_Task instructions_.
Do not repeat pictures. Repeat exactly the lines of the listing below from its first line through the line with "plt.rcParams['font.size'] = 10".

[Records with drawing code]
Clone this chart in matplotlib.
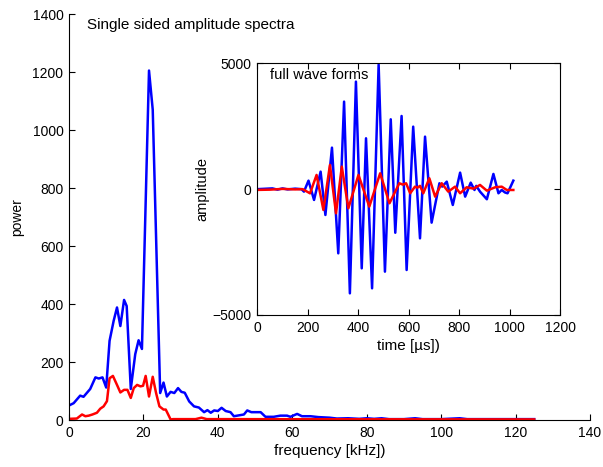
import matplotlib
matplotlib.use("Agg")
import matplotlib.pyplot as plt

plt.rcParams['font.family'] = ['Liberation Sans', 'DejaVu Sans']
plt.rcParams['font.size'] = 10

# Spectra (frequency kHz, power)
blue_f = [0, 1.25, 3.0, 3.9, 5.7, 7.1, 8.0, 9.0, 10.0, 10.9, 12.0, 12.9, 13.8, 14.8, 15.5, 16.6,
          17.8, 18.7, 19.6, 21.5, 22.5, 24.5, 25.4, 26.3, 27.3, 28.3, 29.3, 30.2, 31.1, 32.3,
          33.6, 34.9, 36.3, 37.2, 38.1, 39.0, 40.0, 41.0, 42.1, 43.4, 44.3, 46.1, 47.0, 47.9,
          49.0, 51.5, 52.8, 55.0, 56.8, 58.6, 59.5, 61.3, 62.6, 64.9, 67, 70, 72, 75, 78, 80,
          82, 84, 86, 90, 93, 95, 100, 105, 107, 115, 120, 125]
blue_p = [50, 58, 84, 80, 107, 147, 143, 147, 112, 273, 342, 388, 324, 414, 393, 107,
          227, 275, 245, 1205, 1070, 93, 129, 81, 97, 93, 110, 97, 94, 64,
          47, 43, 27, 34, 25, 33, 31, 42, 31, 27, 13, 17, 19, 33,
          27, 27, 11, 11, 15, 15, 11, 21, 13, 13, 10, 8, 5, 6, 4, 6,
          4, 6, 3, 3, 6, 3, 3, 6, 3, 3, 3, 3]
red_f = [0, 2.1, 3.5, 4.4, 5.3, 6.3, 7.5, 8.4, 9.3, 10.2, 10.9, 11.8, 12.9, 13.8, 14.8, 15.7,
         16.6, 17.4, 18.3, 19.2, 19.9, 20.6, 21.5, 22.5, 23.4, 24.3, 25.4, 26.0, 27.3, 28,
         34, 35.6, 37, 125]
red_p = [4, 5, 19, 13, 15, 19, 25, 39, 47, 65, 144, 152, 121, 95, 104, 104,
         76, 110, 121, 116, 118, 152, 81, 149, 93, 47, 36, 36, 2, 3,
         3, 8, 3, 2]

# Full wave forms (time us, amplitude)
blue_t = [0, 60, 80, 100, 120, 150, 175, 185, 203, 225, 251, 270, 296, 321, 344, 367, 391, 414,
          431, 455, 481, 506, 529, 547, 572, 592, 618, 645, 665, 691, 722, 733, 751, 775, 804,
          824, 846, 861, 868, 883, 910, 936, 956, 969, 982, 992, 1015]
blue_a = [0, 30, -20, 30, -10, 20, 0, -99, 338, -429, 695, -1026, 1649, -2550, 3477, -4139, 4272,
          -3146, 2020, -3940, 4950, -3278, 2775, -1732, 2907, -3212, 2483, -1954, 2086, -1331,
          234, 100, 298, -628, 656, -298, 258, -33, 130, -99, -401, 604, -164, -33, -132, -164, 338]
red_t = [0, 50, 100, 150, 180, 209, 235, 262, 288, 312, 335, 361, 401, 444, 487, 524, 563, 577,
         590, 606, 625, 635, 645, 658, 682, 705, 731, 757, 784, 804, 830, 857, 883, 910, 943,
         969, 989, 1015]
red_a = [-30, -20, 10, -10, 0, -166, 564, -826, 962, -958, 894, -760, 564, -694, 630, -561, 234,
         180, 234, -164, 99, 60, 130, -164, 433, -298, 234, -99, 99, -164, 75, 20, 167, -60, 75,
         99, -33, -33]

main_xticks = [0, 20, 40, 60, 80, 100, 120, 140]
main_yticks = [0, 200, 400, 600, 800, 1000, 1200, 1400]
inset_xticks = [0, 200, 400, 600, 800, 1000, 1200]
inset_yticks = [-5000, 0, 5000]

W, H = 603, 467
fig = plt.figure(figsize=(W / 100, H / 100), dpi=100)

LW = 1.8
ax = fig.add_axes([69 / W, 1 - 420 / H, (590 - 69) / W, (420 - 14) / H])
ax.plot(blue_f, blue_p, color='#0000ff', lw=LW)
ax.plot(red_f, red_p, color='#ff0000', lw=LW)
ax.set_xlim(0, 140)
ax.set_ylim(0, 1400)
ax.set_xticks(main_xticks)
ax.set_yticks(main_yticks)
ax.spines['top'].set_visible(False)
ax.spines['right'].set_visible(False)
ax.tick_params(direction='in', length=4, width=0.8, labelsize=10, pad=4)
ax.set_xlabel('frequency [kHz])', fontsize=11, labelpad=3)
ax.set_ylabel('power', fontsize=10, labelpad=6)
ax.text(0.0345, 0.973, 'Single sided amplitude spectra', transform=ax.transAxes,
        ha='left', va='center', fontsize=11)

ins = fig.add_axes([257.3 / W, 1 - 315 / H, (560 - 257.3) / W, (315 - 63.3) / H])
ins.plot(blue_t, blue_a, color='#0000ff', lw=LW)
ins.plot(red_t, red_a, color='#ff0000', lw=LW)
ins.set_xlim(0, 1200)
ins.set_ylim(-5000, 5000)
ins.set_xticks(inset_xticks)
ins.set_yticks(inset_yticks)
ins.tick_params(direction='in', length=4, width=0.8, labelsize=10, top=True, right=True, pad=4)
ins.set_xlabel('time [\u00b5s])', fontsize=11, labelpad=3)
ins.set_ylabel('amplitude', fontsize=10.5, labelpad=2)
ins.text(0.042, 0.953, 'full wave forms', transform=ins.transAxes,
         ha='left', va='center', fontsize=10.5)

fig.savefig('out.png', dpi=100)
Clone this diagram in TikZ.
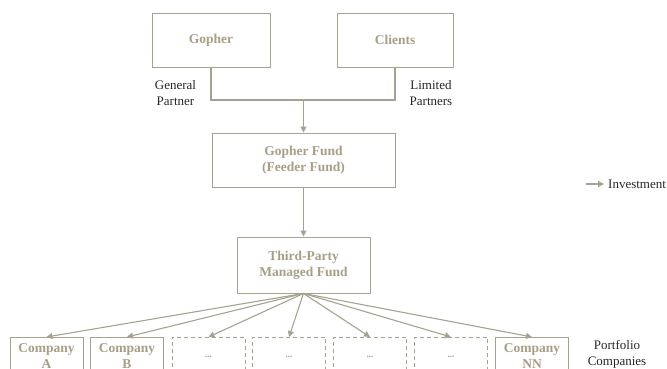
\documentclass[tikz,border=0pt]{standalone}
\usepackage{fontspec}
\setmainfont{Liberation Serif}
\usetikzlibrary{arrows.meta}
\definecolor{edge}{HTML}{A5A390}
\definecolor{ink}{HTML}{A89E86}
\tikzset{
  x=1pt,y=-1pt,
  box/.style={draw=edge,line width=0.9pt,minimum height=54pt,align=center,inner sep=2pt,
    font=\fontsize{13.5}{16}\selectfont\bfseries,text=ink},
  cobox/.style={box,minimum width=73pt,minimum height=38pt,anchor=north},
  dbox/.style={cobox,dashed,dash pattern=on 4pt off 3pt,font=\fontsize{9}{11}\selectfont\bfseries},
  lbl/.style={align=center,font=\fontsize{13}{16}\selectfont,text=black!85,inner sep=0pt},
  conn/.style={draw=edge,line width=1.1pt},
  arr/.style={conn,-{Triangle[length=6pt,width=6pt]}},
}
\begin{document}
\begin{tikzpicture}
\useasboundingbox (0,0) rectangle (667,369);
\clip (0,0) rectangle (667,369);
\node[box,minimum width=118pt] (gopher) at (211,40) {Gopher};
\node[box,minimum width=116pt] (clients) at (395,40) {Clients};
\node[box,minimum width=183pt] (feeder) at (303.5,160) {Gopher Fund\\(Feeder Fund)};
\node[box,minimum width=133pt,minimum height=56pt] (third) at (303.5,265) {Third-Party\\Managed Fund};
\coordinate (join) at (303.5,100);
\draw[conn] (gopher.south) |- (join) -| (clients.south);
\draw[arr] (join) -- (feeder.north);
\draw[arr] (feeder.south) -- (third.north);
\node[cobox] (ca) at (46.5,337) {Company\\A};
\node[cobox] (cb) at (127,337) {Company\\B};
\node[dbox] (d1) at (208.5,337) {...};
\node[dbox] (d2) at (289,337) {...};
\node[dbox] (d3) at (370,337) {...};
\node[dbox] (d4) at (451,337) {...};
\node[cobox] (cn) at (532,337) {Company\\NN};
\foreach \n in {ca,cb,d1,d2,d3,d4,cn} \draw[arr] (third.south) -- (\n.north);
\node[lbl] (gp) at (175.5,93) {General\\Partner};
\node[lbl] (lp) at (431,93) {Limited\\Partners};
\node[lbl] (pc) at (617,354) {Portfolio\\Companies};
\coordinate (la) at (586,184);
\coordinate (lb) at (604,184);
\draw[arr] (la) -- (lb);
\node[lbl,anchor=west] (inv) at (608,184) {Investment};
\end{tikzpicture}
\end{document}
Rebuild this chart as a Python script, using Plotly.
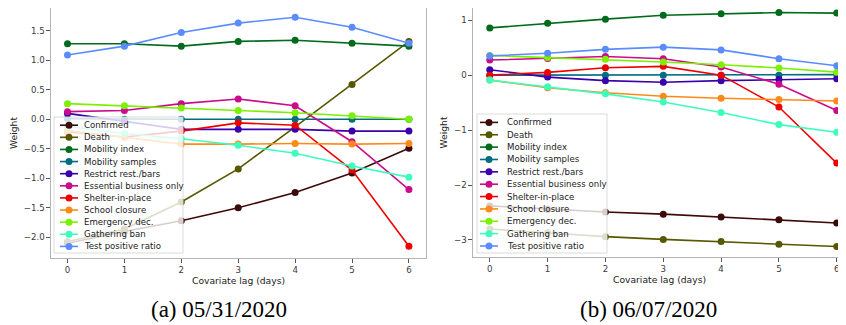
import plotly.graph_objects as go

W, H = 846, 325
OFF = 8  # page body margin offset

lags = [0, 1, 2, 3, 4, 5, 6]
names = ["Confirmed", "Death", "Mobility index", "Mobility samples",
         "Restrict rest./bars", "Essential business only", "Shelter-in-place",
         "School closure", "Emergency dec.", "Gathering ban", "Test positive ratio"]
colors = ["#3d0a0a", "#575700", "#006b1c", "#006d80", "#3a00ac", "#cc0a8c",
          "#ee0000", "#ff8a1a", "#7cf000", "#3cffbc", "#5a8cff"]

# (a) 05/31/2020
a_confirmed = [-2.10, -1.90, -1.72, -1.50, -1.24, -0.91, -0.49]
a_death = [-2.07, -1.86, -1.40, -0.84, -0.13, 0.59, 1.32]
a_mob_index = [1.28, 1.28, 1.24, 1.32, 1.34, 1.29, 1.24]
a_mob_samples = [0.01, 0.0, 0.0, 0.0, 0.0, 0.0, 0.0]
a_restrict = [0.10, -0.03, -0.17, -0.17, -0.17, -0.20, -0.20]
a_essential = [0.13, 0.15, 0.265, 0.345, 0.23, -0.38, -1.19]
a_shelter = [-0.21, -0.30, -0.20, -0.06, -0.10, -0.86, -2.15]
a_school = [-0.19, -0.31, -0.42, -0.42, -0.41, -0.42, -0.41]
a_emergency = [0.265, 0.23, 0.19, 0.15, 0.11, 0.06, 0.0]
a_gathering = [-0.12, -0.24, -0.33, -0.44, -0.575, -0.79, -0.98]
a_test_pos = [1.09, 1.24, 1.47, 1.63, 1.73, 1.56, 1.29]

# (b) 06/07/2020
b_confirmed = [-2.38, -2.44, -2.49, -2.53, -2.58, -2.63, -2.69]
b_death = [-2.80, -2.87, -2.94, -2.99, -3.03, -3.08, -3.12]
b_mob_index = [0.86, 0.945, 1.02, 1.09, 1.12, 1.14, 1.13]
b_mob_samples = [0.0, 0.0, 0.0, 0.0, 0.0, 0.0, 0.01]
b_restrict = [0.10, -0.035, -0.10, -0.13, -0.10, -0.08, -0.065]
b_essential = [0.275, 0.305, 0.34, 0.30, 0.15, -0.165, -0.645]
b_shelter = [0.0, 0.05, 0.135, 0.16, 0.0, -0.58, -1.60]
b_school = [-0.09, -0.23, -0.32, -0.385, -0.42, -0.445, -0.47]
b_emergency = [0.36, 0.32, 0.29, 0.24, 0.19, 0.13, 0.055]
b_gathering = [-0.09, -0.21, -0.34, -0.49, -0.68, -0.90, -1.04]
b_test_pos = [0.35, 0.40, 0.47, 0.51, 0.46, 0.30, 0.17]

series_a = [a_confirmed, a_death, a_mob_index, a_mob_samples, a_restrict, a_essential,
            a_shelter, a_school, a_emergency, a_gathering, a_test_pos]
series_b = [b_confirmed, b_death, b_mob_index, b_mob_samples, b_restrict, b_essential,
            b_shelter, b_school, b_emergency, b_gathering, b_test_pos]

captions = ["(a) 05/31/2020", "(b) 06/07/2020"]

fig = go.Figure()

for ax, series in (("", series_a), ("2", series_b)):
    for name, col, vals in zip(names, colors, series):
        fig.add_trace(go.Scatter(
            x=lags, y=vals, name=name, mode="lines+markers",
            line=dict(color=col, width=1.6),
            marker=dict(color=col, size=7),
            xaxis="x" + ax, yaxis="y" + ax, showlegend=False,
            hoverinfo="skip", cliponaxis=(ax != "")))


def px(x):
    return (x - OFF) / W


def py(y):
    return min(1.0, 1 - (y - OFF) / H)


spine = "#b4b4b4"
tickfont = dict(family="DejaVu Sans", size=8.6, color="#3a3a3a")
titlefont = dict(family="DejaVu Sans", size=9.2, color="#222222")

common_x = dict(showgrid=False, zeroline=False, showline=True, linecolor=spine,
                linewidth=1.2, ticks="outside", ticklen=3.5, tickcolor="#555555",
                tickwidth=0.8, tickfont=tickfont, tickvals=lags,
                title=dict(text="Covariate lag (days)", font=titlefont, standoff=2))
common_y = dict(showgrid=False, zeroline=False, showline=True, linecolor=spine,
                linewidth=1.2, ticks="outside", ticklen=3.5, tickcolor="#555555",
                tickwidth=0.8, tickfont=tickfont,
                title=dict(text="Weight", font=titlefont, standoff=4))

# y ranges: bottom value fixed at the bottom spine; top value at the visible top
a_ppu = 252 / (1.92 + 2.35)   # pixels per unit, panel (a)
b_ppu = 256 / (1.35 + 3.31)   # pixels per unit, panel (b)
a_top = 1.92 - (OFF - 6) / a_ppu
b_top = 1.35 - (OFF - 1) / b_ppu

fig.update_layout(
    width=W, height=H, margin=dict(l=0, r=0, t=0, b=0),
    paper_bgcolor="white", plot_bgcolor="white", showlegend=False,
    xaxis=dict(common_x, domain=[px(51), px(426)], range=[-0.29, 6.3],
               mirror=True, anchor="y"),
    yaxis=dict(common_y, domain=[py(258), 1.0], range=[-2.35, a_top],
               dtick=0.5, tickformat=".1f", mirror=True, anchor="x"),
    xaxis2=dict(common_x, domain=[px(473), px(846)], range=[-0.29, 6.16],
                mirror=True, anchor="y2"),
    yaxis2=dict(common_y, domain=[py(257), 1.0], range=[-3.31, b_top],
                dtick=1, tickformat="d", anchor="x2"),
)

shapes = []
annotations = []

# custom legends
legend_specs = [
    # box left, top, right, bottom, line x0, x1, text x, first row y, row step
    (54, 117, 183, 253, 60, 78, 82, 125.2, 12.12),
    (477, 114, 607, 253, 480, 498, 505, 122.4, 12.36),
]
for (bl, bt, br, bb, lx0, lx1, tx, ry0, dy) in legend_specs:
    shapes.append(dict(type="rect", xref="paper", yref="paper",
                       x0=px(bl), x1=px(br), y0=py(bb), y1=py(bt),
                       fillcolor="rgba(255,255,255,0.8)",
                       line=dict(color="rgba(215,215,215,0.9)", width=1),
                       layer="above"))
    for i, (name, col) in enumerate(zip(names, colors)):
        yy = ry0 + i * dy
        shapes.append(dict(type="line", xref="paper", yref="paper",
                           x0=px(lx0), x1=px(lx1), y0=py(yy), y1=py(yy),
                           line=dict(color=col, width=1.6), layer="above"))
        shapes.append(dict(type="circle", xref="paper", yref="paper",
                           xsizemode="pixel", ysizemode="pixel",
                           xanchor=px((lx0 + lx1) / 2), yanchor=py(yy),
                           x0=-3.5, x1=3.5, y0=-3.5, y1=3.5,
                           fillcolor=col, line=dict(color=col, width=0),
                           layer="above"))
        annotations.append(dict(xref="paper", yref="paper", x=px(tx), y=py(yy),
                                text=name, showarrow=False, xanchor="left",
                                yanchor="middle",
                                font=dict(family="DejaVu Sans", size=8.6,
                                          color="#222222")))

for cx, cap in zip([218.5, 648], captions):
    annotations.append(dict(xref="paper", yref="paper", x=px(cx), y=py(309),
                            text=cap, showarrow=False, xanchor="center",
                            yanchor="middle",
                            font=dict(family="Liberation Serif", size=23,
                                      color="black")))

fig.update_layout(shapes=shapes, annotations=annotations)
fig.write_html("out.html")
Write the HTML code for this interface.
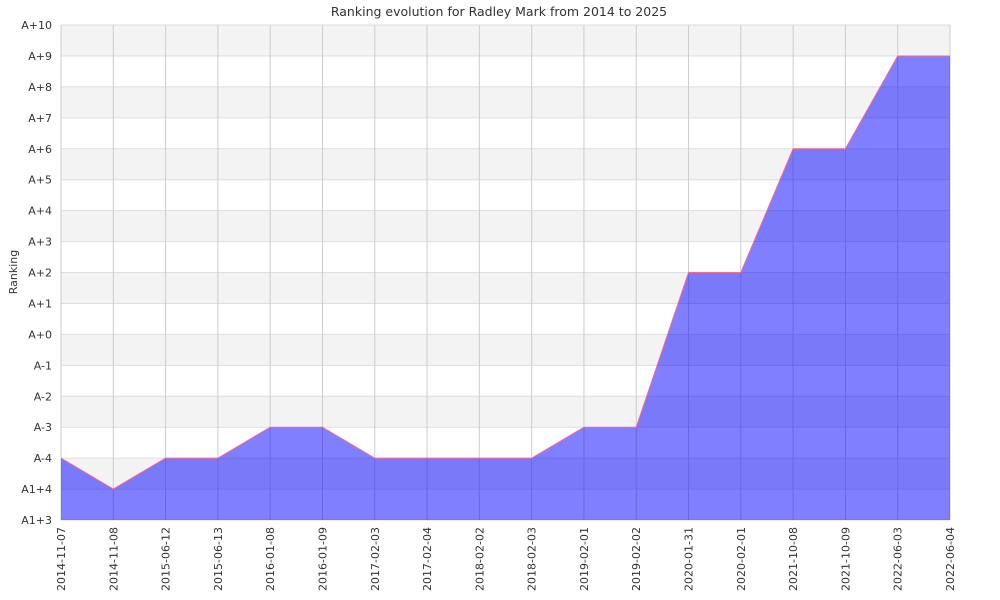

_Result of the exercise_.
Clone this chart in matplotlib.
import matplotlib
matplotlib.use("Agg")
import matplotlib.pyplot as plt

plt.rcParams['font.family'] = ['Liberation Sans', 'DejaVu Sans']
plt.rcParams['font.size'] = 10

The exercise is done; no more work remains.